**Problem requirements:** Repeat, exactly and in full, the lines of the listing below, but without any pictures.

**Recorded data:**
★ ★ ★

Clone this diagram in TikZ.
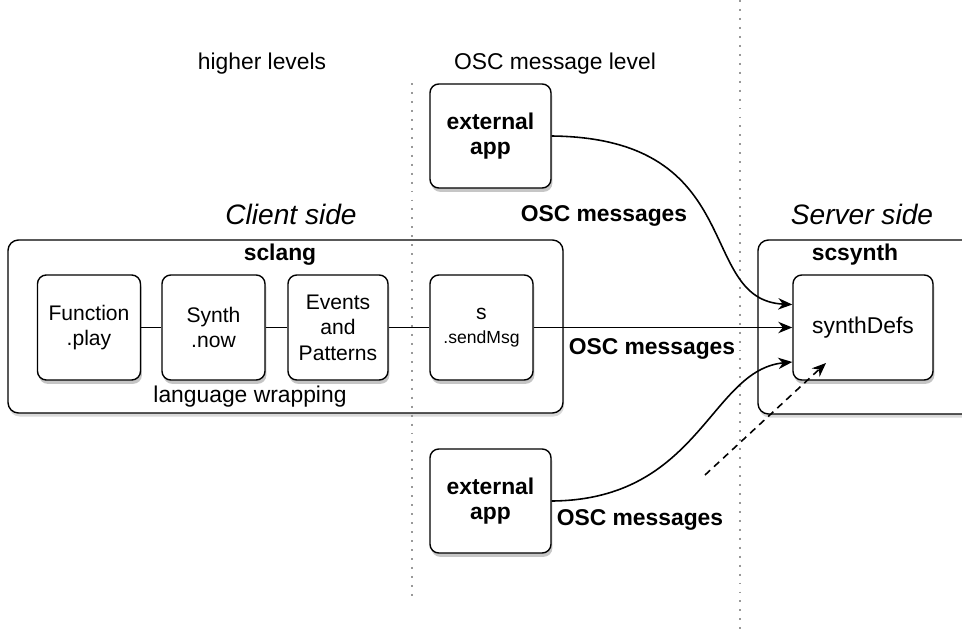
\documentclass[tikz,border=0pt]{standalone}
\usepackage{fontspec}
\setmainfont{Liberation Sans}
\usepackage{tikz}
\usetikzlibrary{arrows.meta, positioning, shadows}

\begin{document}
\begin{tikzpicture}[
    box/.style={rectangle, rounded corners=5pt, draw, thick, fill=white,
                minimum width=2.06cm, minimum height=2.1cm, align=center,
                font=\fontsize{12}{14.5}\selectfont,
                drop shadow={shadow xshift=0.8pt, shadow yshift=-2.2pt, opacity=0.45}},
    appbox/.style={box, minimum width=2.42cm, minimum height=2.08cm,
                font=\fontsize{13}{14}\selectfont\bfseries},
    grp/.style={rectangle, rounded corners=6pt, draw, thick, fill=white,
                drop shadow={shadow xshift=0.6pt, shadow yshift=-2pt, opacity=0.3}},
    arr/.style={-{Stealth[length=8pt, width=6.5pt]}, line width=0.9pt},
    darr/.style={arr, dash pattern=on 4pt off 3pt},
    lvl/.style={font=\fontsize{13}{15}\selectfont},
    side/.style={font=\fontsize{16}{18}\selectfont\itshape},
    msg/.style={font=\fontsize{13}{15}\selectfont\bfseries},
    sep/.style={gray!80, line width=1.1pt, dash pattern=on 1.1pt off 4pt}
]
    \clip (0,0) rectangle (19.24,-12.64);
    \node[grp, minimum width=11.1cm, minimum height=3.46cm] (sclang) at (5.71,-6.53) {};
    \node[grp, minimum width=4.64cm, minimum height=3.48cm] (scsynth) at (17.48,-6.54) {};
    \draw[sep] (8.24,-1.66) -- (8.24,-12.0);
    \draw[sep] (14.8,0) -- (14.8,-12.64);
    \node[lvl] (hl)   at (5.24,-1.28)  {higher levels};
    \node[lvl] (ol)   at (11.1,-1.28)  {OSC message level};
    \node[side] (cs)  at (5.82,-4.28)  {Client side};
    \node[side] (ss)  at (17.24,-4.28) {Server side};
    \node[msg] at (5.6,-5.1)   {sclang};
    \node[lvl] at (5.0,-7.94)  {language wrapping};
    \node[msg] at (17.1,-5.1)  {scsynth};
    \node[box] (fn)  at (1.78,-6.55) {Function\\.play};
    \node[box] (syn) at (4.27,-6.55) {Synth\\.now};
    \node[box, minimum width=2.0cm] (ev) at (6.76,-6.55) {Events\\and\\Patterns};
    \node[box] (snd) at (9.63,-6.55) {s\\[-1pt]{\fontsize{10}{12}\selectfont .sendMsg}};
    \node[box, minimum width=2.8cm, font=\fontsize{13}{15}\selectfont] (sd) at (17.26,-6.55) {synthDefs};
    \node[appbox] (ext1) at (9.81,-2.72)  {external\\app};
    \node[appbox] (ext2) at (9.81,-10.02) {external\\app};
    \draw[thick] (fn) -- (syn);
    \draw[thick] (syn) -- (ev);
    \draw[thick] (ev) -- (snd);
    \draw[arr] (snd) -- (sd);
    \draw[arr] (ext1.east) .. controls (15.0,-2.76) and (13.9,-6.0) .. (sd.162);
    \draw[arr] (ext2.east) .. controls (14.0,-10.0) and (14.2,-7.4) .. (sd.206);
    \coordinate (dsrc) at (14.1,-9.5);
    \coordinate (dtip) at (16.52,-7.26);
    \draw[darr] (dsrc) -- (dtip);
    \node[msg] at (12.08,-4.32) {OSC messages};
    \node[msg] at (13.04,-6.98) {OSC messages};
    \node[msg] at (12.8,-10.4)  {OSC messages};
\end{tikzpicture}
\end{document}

★ ★ ★

**In response:**
Clone this diagram in TikZ.
\documentclass[tikz,border=0pt]{standalone}
\usepackage{fontspec}
\setmainfont{Liberation Sans}
\usepackage{tikz}
\usetikzlibrary{arrows.meta, positioning, shadows}

\begin{document}
\begin{tikzpicture}[
    box/.style={rectangle, rounded corners=5pt, draw, thick, fill=white,
                minimum width=2.06cm, minimum height=2.1cm, align=center,
                font=\fontsize{12}{14.5}\selectfont,
                drop shadow={shadow xshift=0.8pt, shadow yshift=-2.2pt, opacity=0.45}},
    appbox/.style={box, minimum width=2.42cm, minimum height=2.08cm,
                font=\fontsize{13}{14}\selectfont\bfseries},
    grp/.style={rectangle, rounded corners=6pt, draw, thick, fill=white,
                drop shadow={shadow xshift=0.6pt, shadow yshift=-2pt, opacity=0.3}},
    arr/.style={-{Stealth[length=8pt, width=6.5pt]}, line width=0.9pt},
    darr/.style={arr, dash pattern=on 4pt off 3pt},
    lvl/.style={font=\fontsize{13}{15}\selectfont},
    side/.style={font=\fontsize{16}{18}\selectfont\itshape},
    msg/.style={font=\fontsize{13}{15}\selectfont\bfseries},
    sep/.style={gray!80, line width=1.1pt, dash pattern=on 1.1pt off 4pt}
]
    \clip (0,0) rectangle (19.24,-12.64);
    \node[grp, minimum width=11.1cm, minimum height=3.46cm] (sclang) at (5.71,-6.53) {};
    \node[grp, minimum width=4.64cm, minimum height=3.48cm] (scsynth) at (17.48,-6.54) {};
    \draw[sep] (8.24,-1.66) -- (8.24,-12.0);
    \draw[sep] (14.8,0) -- (14.8,-12.64);
    \node[lvl] (hl)   at (5.24,-1.28)  {higher levels};
    \node[lvl] (ol)   at (11.1,-1.28)  {OSC message level};
    \node[side] (cs)  at (5.82,-4.28)  {Client side};
    \node[side] (ss)  at (17.24,-4.28) {Server side};
    \node[msg] at (5.6,-5.1)   {sclang};
    \node[lvl] at (5.0,-7.94)  {language wrapping};
    \node[msg] at (17.1,-5.1)  {scsynth};
    \node[box] (fn)  at (1.78,-6.55) {Function\\.play};
    \node[box] (syn) at (4.27,-6.55) {Synth\\.now};
    \node[box, minimum width=2.0cm] (ev) at (6.76,-6.55) {Events\\and\\Patterns};
    \node[box] (snd) at (9.63,-6.55) {s\\[-1pt]{\fontsize{10}{12}\selectfont .sendMsg}};
    \node[box, minimum width=2.8cm, font=\fontsize{13}{15}\selectfont] (sd) at (17.26,-6.55) {synthDefs};
    \node[appbox] (ext1) at (9.81,-2.72)  {external\\app};
    \node[appbox] (ext2) at (9.81,-10.02) {external\\app};
    \draw[thick] (fn) -- (syn);
    \draw[thick] (syn) -- (ev);
    \draw[thick] (ev) -- (snd);
    \draw[arr] (snd) -- (sd);
    \draw[arr] (ext1.east) .. controls (15.0,-2.76) and (13.9,-6.0) .. (sd.162);
    \draw[arr] (ext2.east) .. controls (14.0,-10.0) and (14.2,-7.4) .. (sd.206);
    \coordinate (dsrc) at (14.1,-9.5);
    \coordinate (dtip) at (16.52,-7.26);
    \draw[darr] (dsrc) -- (dtip);
    \node[msg] at (12.08,-4.32) {OSC messages};
    \node[msg] at (13.04,-6.98) {OSC messages};
    \node[msg] at (12.8,-10.4)  {OSC messages};
\end{tikzpicture}
\end{document}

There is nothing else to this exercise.